Tomorrow, Saturday 8th July, a crowd of 200,000 trade unionists, workers, and youth are expected to descend upon Durham for the annual Gala. The main draw this year will be Jeremy Corbyn, speaking on the back of an inspiring election campaign. With Labour now riding high in the polls, the task ahead is to fight to put Corbyn in Downing Street on a socialist programme.
Summer in the North East is dominated by one event above all others. The Durham Miners Gala, held annually since 1871, is expected this year to draw a crowd of 200,000 from across the region, the highest turnout since the 1950s.
The Gala – taking place this weekend, on Saturday 8th July – traditionally has a strong line up of left-wing speakers and this year will be no exception. Jeremy Corbyn is the main reason for the huge expected turnout, following his headline performance at Glastonbury, with the Labour leader enthusing swathes of the population on the back of a bold and inspiring general election campaign.
This will not be Corbyn’s first time at the Gala, having spoken alongside Dennis Skinner MP last year, with Labour deputy Tom Watson barred from attending after repeatedly undermining Corbyn’s leadership.
Corbyn will be ably supported by, amongst others, award-winning director Ken Loach and Unite general secretary Len McCluskey. Just as the Labour leader supports the event, so too the event supports Jeremy. Alan Cummings, secretary of the Durham Miners Association, told Corbyn in the build up to the general election that his greatest wish was to introduce him as Prime Minister at the Gala. “Who knows,” Cummings later told The Chronicle, “the way things are going, I could do yet!”
The Durham Miners Gala is a landmark day in the Labour movement’s calendar. It is a chance for the working class to show its strength, standing together against the onslaught of Tory austerity and capitalist crisis.
This year’s event in particular will be a memorable occasion. As Corbyn hammers home his advantage over a beleaguered Conservative government, the atmosphere is sure to be vibrant and optimistic, with workers and youth rallying in support of a figure who is leading the transformation the Labour Party back into a genuine mass grassroots movement for radical change.
Tomorrow will also be a poignant day, as we remember the destruction of the mining industry led by Thatcher in the 1980s – the last pit in Durham closed in the early ’90s. Yet this is no time for mourning. Not since they returned to power in coalition with the Lib Dems have the Conservative Party been so weak, and so vulnerable against the mass support Corbyn is building up within the working class, especially the youth.
The trade unions, Labour’s rank-and-file membership and, above all, a united working class are the driving force behind Corbyn’s charge on Downing Street. As such, this year’s Gala will be both a marker of how far we as a movement have come over the last couple of years and a statement of intent for the next few months. In contrast to the flailing Tories and their chaotic minority government, the Labour movement will offer a display of strength.

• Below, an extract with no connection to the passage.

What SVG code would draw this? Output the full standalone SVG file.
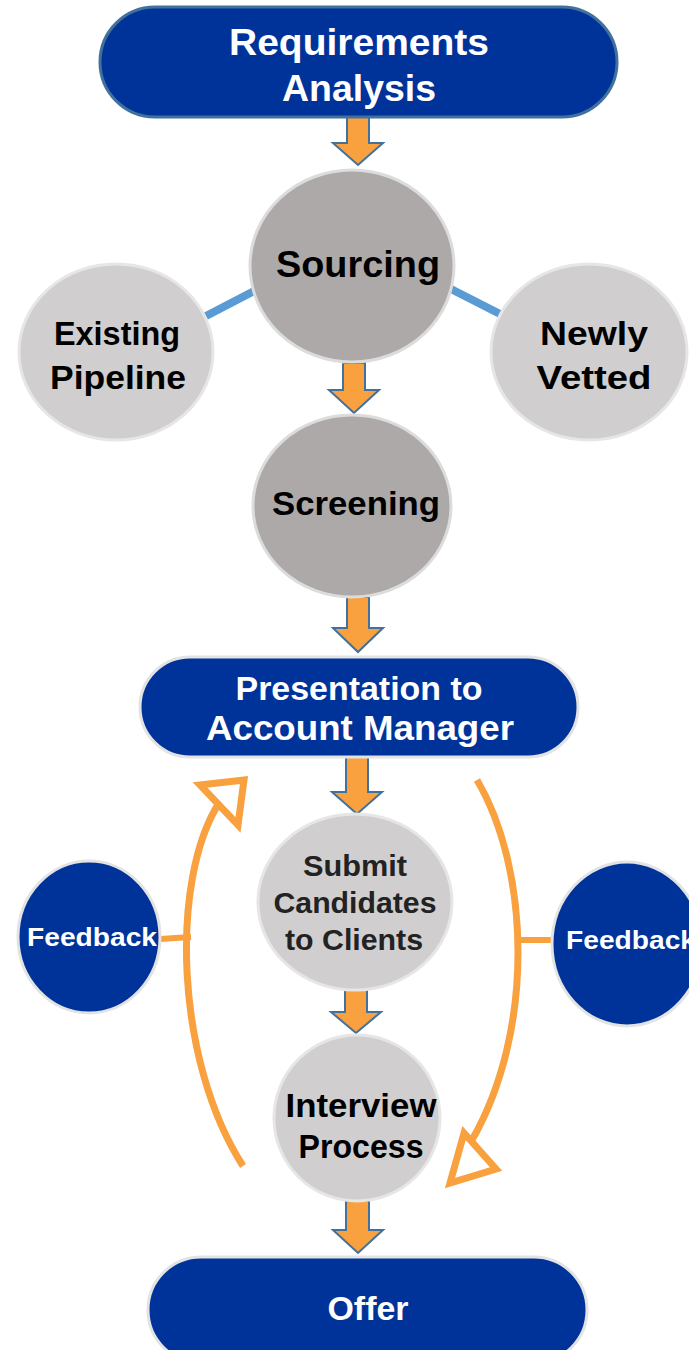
<svg xmlns="http://www.w3.org/2000/svg" width="689" height="1350" viewBox="0 0 689 1350">
<style>
.pill{fill:#003399;stroke:#E3E3E3;stroke-width:3}
.dark{fill:#ACA9A8;stroke:#DCDCDC;stroke-width:3}
.light{fill:#D0CECE;stroke:#E6E6E6;stroke-width:3}
.fb{fill:#003399;stroke:#E3E3E3;stroke-width:3}
.blk{fill:#F9A03F;stroke:#41719C;stroke-width:2;stroke-linejoin:miter}
.loop{fill:none;stroke:#F9A03F;stroke-width:7}
.head{fill:#FFFFFF;stroke:#F9A03F;stroke-width:7;stroke-linejoin:miter}
.tick{fill:none;stroke:#F9A03F;stroke-width:6}
.link{fill:none;stroke:#5B9BD5;stroke-width:8}
.w{font-family:"Liberation Sans",Arial,sans-serif;font-weight:bold;fill:#FFFFFF;text-anchor:middle}
.b{font-family:"Liberation Sans",Arial,sans-serif;font-weight:bold;fill:#000000;text-anchor:middle}
.n{font-family:"Liberation Sans",Arial,sans-serif;font-weight:bold;fill:#222222;text-anchor:middle}
</style>
<rect width="689" height="1350" fill="#FFFFFF"/>
<g id="connectors">
<line class="link" x1="206" y1="316" x2="256" y2="290"/>
<line class="link" x1="449" y1="288" x2="502" y2="315"/>
<path class="blk" d="M347 117 H369 V143 H383 L358 165 L333 143 H347 Z"/>
<path class="blk" d="M343 363 H365 V390 H379 L354 413 L329 390 H343 Z"/>
<path class="blk" d="M347 597 H369 V628 H383 L358 652 L333 628 H347 Z"/>
<path class="blk" d="M346 757 H368 V792 H382 L357 814 L332 792 H346 Z"/>
<path class="blk" d="M345 990 H367 V1012 H381 L356 1033 L331 1012 H345 Z"/>
<path class="blk" d="M346 1201 H369 V1230 H383 L358 1253 L333 1230 H346 Z"/>
<path class="loop" d="M243 1166 C175 1060 170 880 219 803"/>
<polygon class="head" points="200,785 244,780 238,825"/>
<path class="loop" d="M477 780 C530 870 535 1030 472 1140"/>
<polygon class="head" points="464,1133 496,1169 450,1183"/>
<line class="tick" x1="160" y1="939" x2="191" y2="937"/>
<line class="tick" x1="519" y1="940" x2="553" y2="940"/>
</g>
<g id="requirements">
<rect x="100" y="7" width="517" height="110" rx="55" fill="#003399" stroke="#41719C" stroke-width="3"/>
<text class="w" x="359" y="55" font-size="36" textLength="260" lengthAdjust="spacingAndGlyphs">Requirements</text>
<text class="w" x="359" y="101" font-size="36" textLength="154" lengthAdjust="spacingAndGlyphs">Analysis</text>
</g>
<g id="sourcing">
<ellipse class="dark" cx="352" cy="266" rx="102" ry="96"/>
<text class="b" x="358" y="277" font-size="37" textLength="164" lengthAdjust="spacingAndGlyphs">Sourcing</text>
</g>
<g id="existing">
<ellipse class="light" cx="116" cy="352" rx="97" ry="88"/>
<text class="b" x="117" y="345" font-size="34" textLength="126" lengthAdjust="spacingAndGlyphs">Existing</text>
<text class="b" x="118" y="389" font-size="34" textLength="136" lengthAdjust="spacingAndGlyphs">Pipeline</text>
</g>
<g id="newly">
<ellipse class="light" cx="589" cy="352" rx="98" ry="88"/>
<text class="b" x="594" y="345" font-size="34" textLength="108" lengthAdjust="spacingAndGlyphs">Newly</text>
<text class="b" x="594" y="389" font-size="34" textLength="115" lengthAdjust="spacingAndGlyphs">Vetted</text>
</g>
<g id="screening">
<ellipse class="dark" cx="352" cy="506" rx="99" ry="91"/>
<text class="b" x="356" y="515" font-size="34" textLength="168" lengthAdjust="spacingAndGlyphs">Screening</text>
</g>
<g id="presentation">
<rect class="pill" x="140" y="657" width="438" height="100" rx="50"/>
<text class="w" x="359" y="700" font-size="34" textLength="247" lengthAdjust="spacingAndGlyphs">Presentation to</text>
<text class="w" x="360" y="740" font-size="35" textLength="308" lengthAdjust="spacingAndGlyphs">Account Manager</text>
</g>
<g id="submit">
<ellipse class="light" cx="355" cy="902" rx="97" ry="88"/>
<text class="n" x="355" y="876" font-size="29" textLength="104" lengthAdjust="spacingAndGlyphs">Submit</text>
<text class="n" x="355" y="913" font-size="29" textLength="163" lengthAdjust="spacingAndGlyphs">Candidates</text>
<text class="n" x="354" y="950" font-size="29" textLength="138" lengthAdjust="spacingAndGlyphs">to Clients</text>
</g>
<g id="interview">
<ellipse class="light" cx="357" cy="1118" rx="83" ry="83"/>
<text class="b" x="361" y="1117" font-size="34" textLength="151" lengthAdjust="spacingAndGlyphs">Interview</text>
<text class="b" x="361" y="1158" font-size="34" textLength="125" lengthAdjust="spacingAndGlyphs">Process</text>
</g>
<g id="feedback-left">
<ellipse class="fb" cx="89" cy="937" rx="71" ry="76"/>
<text class="w" x="92" y="946" font-size="25" textLength="130" lengthAdjust="spacingAndGlyphs">Feedback</text>
</g>
<g id="feedback-right">
<ellipse class="fb" cx="627" cy="944" rx="75" ry="82"/>
<text x="566" y="949" font-size="25" font-family="'Liberation Sans',Arial,sans-serif" font-weight="bold" fill="#FFFFFF" textLength="130" lengthAdjust="spacingAndGlyphs">Feedback</text>
</g>
<g id="offer">
<rect class="pill" x="148" y="1257" width="439" height="106" rx="53"/>
<text class="w" x="368" y="1320" font-size="34" textLength="81" lengthAdjust="spacingAndGlyphs">Offer</text>
</g>
</svg>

Corbyn has recently announced that he and Labour are already on a campaign footing, preparing for another general election in the coming months. With the momentum behind Corbyn and the Tories facing a series of crises, the latest opinion polls now put Labour ahead of the Conservatives by 8 percentage points. The task facing us now is to get behind Corbyn and organise to put a socialist Labour government in power.